- **TASK INSTRUCTIONS**
Carry none of the pictures over; write out the complete data exactly.

- **STORED DATA**
┌──
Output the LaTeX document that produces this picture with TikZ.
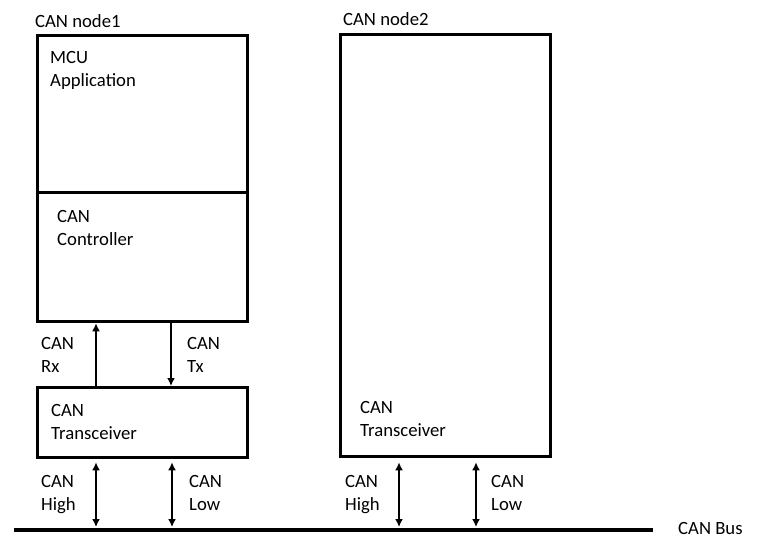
\documentclass[tikz,border=0pt]{standalone}
\usepackage{fontspec}
\setmainfont{Carlito}
\usetikzlibrary{arrows.meta}
\begin{document}
\begin{tikzpicture}[x=1pt,y=-1pt,
  box/.style={draw,line width=3.3pt,inner sep=0pt},
  lbl/.style={anchor=base west,inner sep=0pt,align=left,font=\fontsize{18.7}{23}\selectfont},
  sig/.style={line width=2.8pt,-{Latex[length=8pt,width=8pt]}},
  bidir/.style={line width=2.8pt,{Latex[length=8pt,width=8pt]}-{Latex[length=8pt,width=8pt]}}]
\useasboundingbox (0,0) rectangle (763,550);
% boxes
\node[box,minimum width=210pt,minimum height=157pt,anchor=north west] (mcu) at (36,34) {};
\node[box,minimum width=210pt,minimum height=129pt,anchor=north west] (ctrl) at (36,191) {};
\node[box,minimum width=210pt,minimum height=70pt,anchor=north west] (tr1) at (36,386) {};
\node[box,minimum width=210pt,minimum height=422pt,anchor=north west] (n2) at (339,33) {};
% bus
\coordinate (busL) at (14,530);
\coordinate (busR) at (653,530);
\draw[line width=4pt] (busL) -- (busR);
% coordinates for connector ends
\coordinate (b1) at (96,527);
\coordinate (b2) at (172,527);
\coordinate (b3) at (399,527);
\coordinate (b4) at (476,527);
% connectors
\draw[sig] (tr1.north west -| 96,0) -- (ctrl.south west -| 96,0);
\draw[sig] (ctrl.south west -| 171,0) -- (tr1.north west -| 171,0);
\draw[bidir] (tr1.south west -| 96,0) ++(0,3) -- (b1);
\draw[bidir] (tr1.south west -| 172,0) ++(0,3) -- (b2);
\draw[bidir] (n2.south west -| 399,0) ++(0,4) -- (b3);
\draw[bidir] (n2.south west -| 476,0) ++(0,4) -- (b4);
% labels
\node[lbl] (t1) at (35,27) {CAN node1};
\node[lbl] (t2) at (343,25) {CAN node2};
\node[lbl] (t3) at (50,86) {MCU\\Application};
\node[lbl] (t4) at (57,245) {CAN\\Controller};
\node[lbl] (t5) at (41,372) {CAN\\Rx};
\node[lbl] (t6) at (187,372) {CAN\\Tx};
\node[lbl] (t7) at (51,439) {CAN\\Transceiver};
\node[lbl] (t8) at (360,436) {CAN\\Transceiver};
\node[lbl] (t9) at (41,510) {CAN\\High};
\node[lbl] (t10) at (189,510) {CAN\\Low};
\node[lbl] (t11) at (345,510) {CAN\\High};
\node[lbl] (t12) at (491,510) {CAN\\Low};
\node[lbl] (t13) at (678,534) {CAN Bus};
\end{tikzpicture}
\end{document}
└──
- **THE REPLY**
Output the LaTeX document that produces this picture with TikZ.
\documentclass[tikz,border=0pt]{standalone}
\usepackage{fontspec}
\setmainfont{Carlito}
\usetikzlibrary{arrows.meta}
\begin{document}
\begin{tikzpicture}[x=1pt,y=-1pt,
  box/.style={draw,line width=3.3pt,inner sep=0pt},
  lbl/.style={anchor=base west,inner sep=0pt,align=left,font=\fontsize{18.7}{23}\selectfont},
  sig/.style={line width=2.8pt,-{Latex[length=8pt,width=8pt]}},
  bidir/.style={line width=2.8pt,{Latex[length=8pt,width=8pt]}-{Latex[length=8pt,width=8pt]}}]
\useasboundingbox (0,0) rectangle (763,550);
% boxes
\node[box,minimum width=210pt,minimum height=157pt,anchor=north west] (mcu) at (36,34) {};
\node[box,minimum width=210pt,minimum height=129pt,anchor=north west] (ctrl) at (36,191) {};
\node[box,minimum width=210pt,minimum height=70pt,anchor=north west] (tr1) at (36,386) {};
\node[box,minimum width=210pt,minimum height=422pt,anchor=north west] (n2) at (339,33) {};
% bus
\coordinate (busL) at (14,530);
\coordinate (busR) at (653,530);
\draw[line width=4pt] (busL) -- (busR);
% coordinates for connector ends
\coordinate (b1) at (96,527);
\coordinate (b2) at (172,527);
\coordinate (b3) at (399,527);
\coordinate (b4) at (476,527);
% connectors
\draw[sig] (tr1.north west -| 96,0) -- (ctrl.south west -| 96,0);
\draw[sig] (ctrl.south west -| 171,0) -- (tr1.north west -| 171,0);
\draw[bidir] (tr1.south west -| 96,0) ++(0,3) -- (b1);
\draw[bidir] (tr1.south west -| 172,0) ++(0,3) -- (b2);
\draw[bidir] (n2.south west -| 399,0) ++(0,4) -- (b3);
\draw[bidir] (n2.south west -| 476,0) ++(0,4) -- (b4);
% labels
\node[lbl] (t1) at (35,27) {CAN node1};
\node[lbl] (t2) at (343,25) {CAN node2};
\node[lbl] (t3) at (50,86) {MCU\\Application};
\node[lbl] (t4) at (57,245) {CAN\\Controller};
\node[lbl] (t5) at (41,372) {CAN\\Rx};
\node[lbl] (t6) at (187,372) {CAN\\Tx};
\node[lbl] (t7) at (51,439) {CAN\\Transceiver};
\node[lbl] (t8) at (360,436) {CAN\\Transceiver};
\node[lbl] (t9) at (41,510) {CAN\\High};
\node[lbl] (t10) at (189,510) {CAN\\Low};
\node[lbl] (t11) at (345,510) {CAN\\High};
\node[lbl] (t12) at (491,510) {CAN\\Low};
\node[lbl] (t13) at (678,534) {CAN Bus};
\end{tikzpicture}
\end{document}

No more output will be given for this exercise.